The last few decades have seen unprecedented innovation and progress in how we connect, interact and socialize with one another. The further we push into the future, the more difficult it becomes for the platforms we use every day to both grow and retain their existing user bases. Amid the chaos that erupted following Elon Musk’s acquisition of Twitter (now renamed X), we’ve seen countless clones spawn. Most notably, we have Instagram’s new Threads app aiming to capture what appeared to be market share that was up for grabs. 

But there’s a clear problem nowadays related to the acquisition of market share. Few platforms are willing to explore uncharted territory. Instead, consumers are continually pushed to adopt products that lack any sort of novelty or utility. When leaders in the space do take a risk and start exploring something new, there appears to be a fear of commitment. Case in point: the shutdown of Reddit’s crypto rewards program, effective today. Reddit attributed its decision to sunset its Community Points program to concerns about the current regulatory environment for digital assets and business consolidation. While all those things might be true, the most critical issue that ultimately closed the curtains for Reddit’s crypto rewards program is that it seems to have been engineered solely for profitability, rather than usability.

Utility matters

There’s a huge opportunity for crypto to revolutionize how we transmit value and collaborate within shared worlds. But this potential can’t be realized until we have valuable real-world use cases. The non-fungible token (NFTs) boom of 2021 was a brief moment that showcased just how transformative this technology can be. Despite continued progress within the ecosystem and increased regulatory clarity, we’ve struggled to apply the technology in other meaningful ways.

The pursuit of money and growth naturally enticed many to enter the space, with the hopes of securing staggering financial returns. Unfortunately, because this technology was looked at through the lens of expanding revenue streams above the utility of the technology itself, an opportunity has been missed. Reddit’s crypto rewards program, which the company plans to shutter on Nov. 8, is the latest example of this. 

This is best evidenced by the fact that the rewards program was significantly more performant than the one that eventually replaced it, due to the scalability concerns surrounding the Ethereum blockchain on which it was built. Reddit ultimately migrated to Arbitrum to address these concerns, nearly two years later. This is disturbingly late — considering discourse around the need for scalable blockchains (and alternatives) dated back to well before then.

To be frank, these concerns pre-date this program altogether, signaling that Reddit’s foray into crypto might have been premature or at the very least, uninformed. Even the most casual of crypto fans know that a seamless user experience would be challenging to achieve in this context. If anything, Reddit’s blunders show that big brands are quick to hop on new tech trends without conducting proper due diligence. And that’s despite having near infinite resources to get smart on said technology. 

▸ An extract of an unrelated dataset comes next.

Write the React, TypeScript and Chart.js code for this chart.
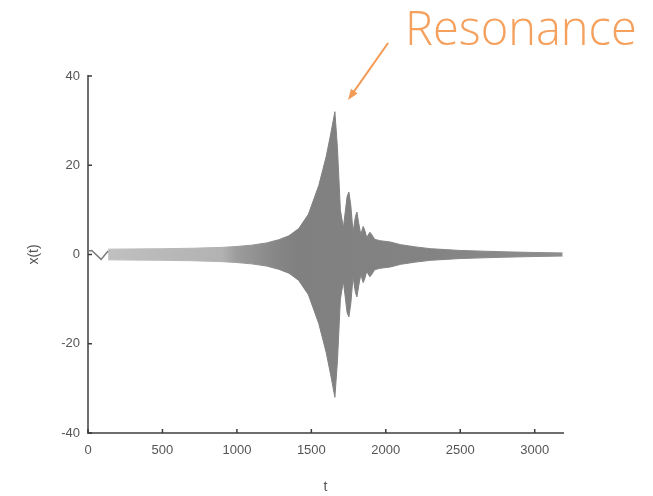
import React, { useEffect, useRef } from 'react';
import { Chart, registerables } from 'chart.js';

Chart.register(...registerables);

// Initial slow swing of x(t) at the very start
const startT = [0, 25, 88, 135];
const startX = [0.8, 0.9, -1.1, 0.8];

// Envelope of the dense oscillation x(t)
const envelopeT = [135, 300, 500, 700, 900, 1000, 1100, 1200, 1280, 1350, 1415, 1480, 1550, 1600, 1630, 1658, 1675, 1695, 1715, 1740, 1752, 1765, 1780, 1796, 1806, 1818, 1832, 1848, 1858, 1872, 1893, 1905, 1925, 1960, 2030, 2100, 2200, 2300, 2400, 2500, 2650, 2800, 3000, 3187];
const upperEnvelope = [1.2, 1.25, 1.3, 1.4, 1.6, 1.8, 2.1, 2.6, 3.3, 4.2, 5.8, 9, 15.5, 22, 27, 32, 24, 10, 6, 13, 14, 11, 5, 8.5, 9.5, 7, 4.5, 6.3, 5.5, 3.8, 5, 4.5, 3.4, 3.1, 2.8, 2.2, 1.7, 1.3, 1.1, 0.9, 0.75, 0.6, 0.45, 0.35];
const lowerEnvelope = [-1.2, -1.25, -1.3, -1.4, -1.6, -1.8, -2.1, -2.6, -3.3, -4.2, -5.8, -9, -15.5, -22, -27, -32, -24, -10, -6, -13, -14, -11, -5, -8.5, -9.5, -7, -4.5, -6.3, -5.5, -3.8, -5, -4.5, -3.4, -3.1, -2.8, -2.2, -1.7, -1.3, -1.1, -0.9, -0.75, -0.6, -0.45, -0.35];

const xTicks = [0, 500, 1000, 1500, 2000, 2500, 3000];
const yTicks = [-40, -20, 0, 20, 40];

const xMin = 0;
const xMax = 3190;
const yMin = -40;
const yMax = 40;

// Shade of the band along t (thin early oscillation looks lighter)
const shadeStops: [number, string][] = [
  [0, '#c2c2c2'],
  [900, '#b2b2b2'],
  [1000, '#9c9c9c'],
  [1250, '#878787'],
  [1400, '#808080'],
  [2300, '#838383'],
  [3190, '#8e8e8e'],
];

// Annotation (data coordinates)
const annotationText = 'Resonance';
const arrowTip = { t: 1746, v: 34.6 };
const arrowTail = { t: 2015, v: 47.4 };
const textAnchor = { t: 2129, v: 46.9 };

const shade = (context: any) => {
  const chart = context.chart;
  const area = chart.chartArea;
  const xs = chart.scales && chart.scales.x;
  if (!area || !xs) return '#808080';
  const g = chart.ctx.createLinearGradient(area.left, 0, area.right, 0);
  shadeStops.forEach(([t, c]) => {
    const p = (xs.getPixelForValue(t) - area.left) / (area.right - area.left);
    g.addColorStop(Math.min(1, Math.max(0, p)), c);
  });
  return g;
};

const inwardTicks = {
  id: 'inwardTicks',
  afterDatasetsDraw(chart: any) {
    const { ctx, chartArea: a, scales } = chart;
    const x = scales.x;
    const y = scales.y;
    ctx.save();
    ctx.strokeStyle = '#3a3a3a';
    ctx.lineWidth = 1.5;
    xTicks.forEach((v) => {
      const px = x.getPixelForValue(v);
      ctx.beginPath();
      ctx.moveTo(px, a.bottom);
      ctx.lineTo(px, a.bottom - 4);
      ctx.stroke();
    });
    yTicks.forEach((v) => {
      const py = y.getPixelForValue(v);
      ctx.beginPath();
      ctx.moveTo(a.left, py);
      ctx.lineTo(a.left + 4, py);
      ctx.stroke();
    });
    ctx.restore();
  },
};

const annotation = {
  id: 'resonanceNote',
  afterDraw(chart: any) {
    const { ctx, scales } = chart;
    const x = scales.x;
    const y = scales.y;
    const tipX = x.getPixelForValue(arrowTip.t);
    const tipY = y.getPixelForValue(arrowTip.v);
    const tailX = x.getPixelForValue(arrowTail.t);
    const tailY = y.getPixelForValue(arrowTail.v);
    const ang = Math.atan2(tipY - tailY, tipX - tailX);
    ctx.save();
    ctx.strokeStyle = '#f39a56';
    ctx.fillStyle = '#f39a56';
    ctx.lineWidth = 2;
    ctx.beginPath();
    ctx.moveTo(tailX, tailY);
    ctx.lineTo(tipX - 6 * Math.cos(ang), tipY - 6 * Math.sin(ang));
    ctx.stroke();
    const len = 11;
    const half = 4;
    const bx = tipX - len * Math.cos(ang);
    const by = tipY - len * Math.sin(ang);
    ctx.beginPath();
    ctx.moveTo(tipX, tipY);
    ctx.lineTo(bx + half * Math.sin(ang), by - half * Math.cos(ang));
    ctx.lineTo(bx - half * Math.sin(ang), by + half * Math.cos(ang));
    ctx.closePath();
    ctx.fill();
    ctx.fillStyle = '#f5a05c';
    ctx.font = '300 47px "Open Sans", Lato, "DejaVu Sans", sans-serif';
    ctx.textBaseline = 'alphabetic';
    ctx.textAlign = 'left';
    ctx.fillText(annotationText, x.getPixelForValue(textAnchor.t), y.getPixelForValue(textAnchor.v));
    ctx.restore();
  },
};

export default function App() {
  const canvasRef = useRef<HTMLCanvasElement | null>(null);

  useEffect(() => {
    if (!canvasRef.current) return;
    const tickFont = { family: '"Liberation Sans", Arial, sans-serif', size: 13 };
    const chart = new Chart(canvasRef.current, {
      type: 'line',
      data: {
        datasets: [
          {
            label: 'start',
            data: startT.map((t, i) => ({ x: t, y: startX[i] })),
            borderColor: '#7a7a7a',
            borderWidth: 1.5,
            pointRadius: 0,
            fill: false,
          },
          {
            label: 'upper',
            data: envelopeT.map((t, i) => ({ x: t, y: upperEnvelope[i] })),
            borderColor: shade,
            backgroundColor: shade,
            borderWidth: 1,
            pointRadius: 0,
            fill: '+1',
          },
          {
            label: 'lower',
            data: envelopeT.map((t, i) => ({ x: t, y: lowerEnvelope[i] })),
            borderColor: shade,
            backgroundColor: shade,
            borderWidth: 1,
            pointRadius: 0,
            fill: false,
          },
        ],
      },
      options: {
        responsive: false,
        animation: false,
        devicePixelRatio: 1,
        layout: { padding: { left: 0, top: 76, right: 90, bottom: 0 } },
        plugins: {
          legend: { display: false },
          tooltip: { enabled: false },
        },
        scales: {
          x: {
            type: 'linear',
            min: xMin,
            max: xMax,
            afterBuildTicks: (scale: any) => {
              scale.ticks = xTicks.map((v) => ({ value: v }));
            },
            afterFit: (scale: any) => {
              scale.height = 63;
            },
            grid: { display: true, drawOnChartArea: false, drawTicks: false },
            border: { display: true, color: '#6e6e6e', width: 2 },
            ticks: {
              color: '#555',
              font: tickFont,
              padding: 10,
              maxRotation: 0,
              callback: (v: any) => String(v),
            },
            title: {
              display: true,
              text: 't',
              color: '#555',
              font: { family: '"Liberation Sans", Arial, sans-serif', size: 14 },
              padding: { top: 0, bottom: 0 },
            },
          },
          y: {
            type: 'linear',
            min: yMin,
            max: yMax,
            afterBuildTicks: (scale: any) => {
              scale.ticks = yTicks.map((v) => ({ value: v }));
            },
            afterFit: (scale: any) => {
              scale.width = 88;
            },
            grid: { display: true, drawOnChartArea: false, drawTicks: false },
            border: { display: true, color: '#6e6e6e', width: 2 },
            ticks: { color: '#555', font: tickFont, padding: 8, callback: (v: any) => String(v) },
            title: {
              display: true,
              text: 'x(t)',
              color: '#555',
              font: { family: '"Liberation Sans", Arial, sans-serif', size: 14 },
              padding: { top: 26, bottom: 0 },
            },
          },
        },
      },
      plugins: [inwardTicks, annotation],
    });
    return () => chart.destroy();
  }, []);

  return (
    <div style={{ position: 'absolute', left: 0, top: 0, width: 653, height: 496, background: '#fff' }}>
      <canvas ref={canvasRef} width={653} height={496} style={{ width: 653, height: 496 }} />
    </div>
  );
}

One step forward, two steps back

The pressures of nonstop innovation and financial growth often drive enterprises to make rash decisions, but there are always implications that need to be carefully considered prior to any move taking place. In the specific case of Reddit, the sunsetting of its crypto rewards program not only imposed great financial hardship on its closest supporters (who spent hard-earned money supporting the program) but it also bears heavy weight on crypto’s long term growth adoption trajectory. 

It’s important for us to factor in just how impactful big enterprise’s role in crypto’s adoption is. Successful business use cases only help support crypto’s journey through the intense scrutiny that regulators around the world will continually impose on the blossoming asset class. What’s even more impactful than success stories are failures. While it’s far from easy to predict how an initiative might be received by the market, it is fairly obvious that replacing an existing business line with a “new” one that does the exact same thing will never lead to growth in usage. Add in countless, unnecessary friction points and you are doomed. In the case of Reddit, shortsightedness and the fixation on greater profit margins got in the way of the potential to revolutionize the model for rewards programs and potentially crypto as a whole. 

Key learnings

Reddit, from its inception, has always looked to innovate, question and do things unconventionally in the name of progress. So this makes its decision to wrap up its crypto rewards program disappointing, and it was likely due to the crypto knowledge gap that informed its strategy. Ultimately, this was the right direction for the business (and the social media industry as a whole). At its core, the rewards program addresses growing concerns of platform equity as users acknowledge that social media companies have built evergrowing empires fueled solely by the individuals that grace them. The vast majority of these platforms offer users very little, if anything in return for their time and the content they contribute. 

A world built on the bedrock of digital assets creates endless opportunities to both gamify and drastically improve the barren incentive models that exist in Web2 paradigms. In order to unlock that value, one must truly understand the world of Web3 so that they can properly navigate it.

In the end, one could chalk up the failure of Reddit’s crypto rewards program to the company being a bit early to the game. Despite this, however, Reddit’s efforts need to be commended. As a major industry player with a history of innovative products, it is natural for the public to hold them to a higher standard. More than a distraction, this development should serve to encourage other projects looking to develop novel, utility-based crypto products by leveraging Reddit’s learnings for their benefit.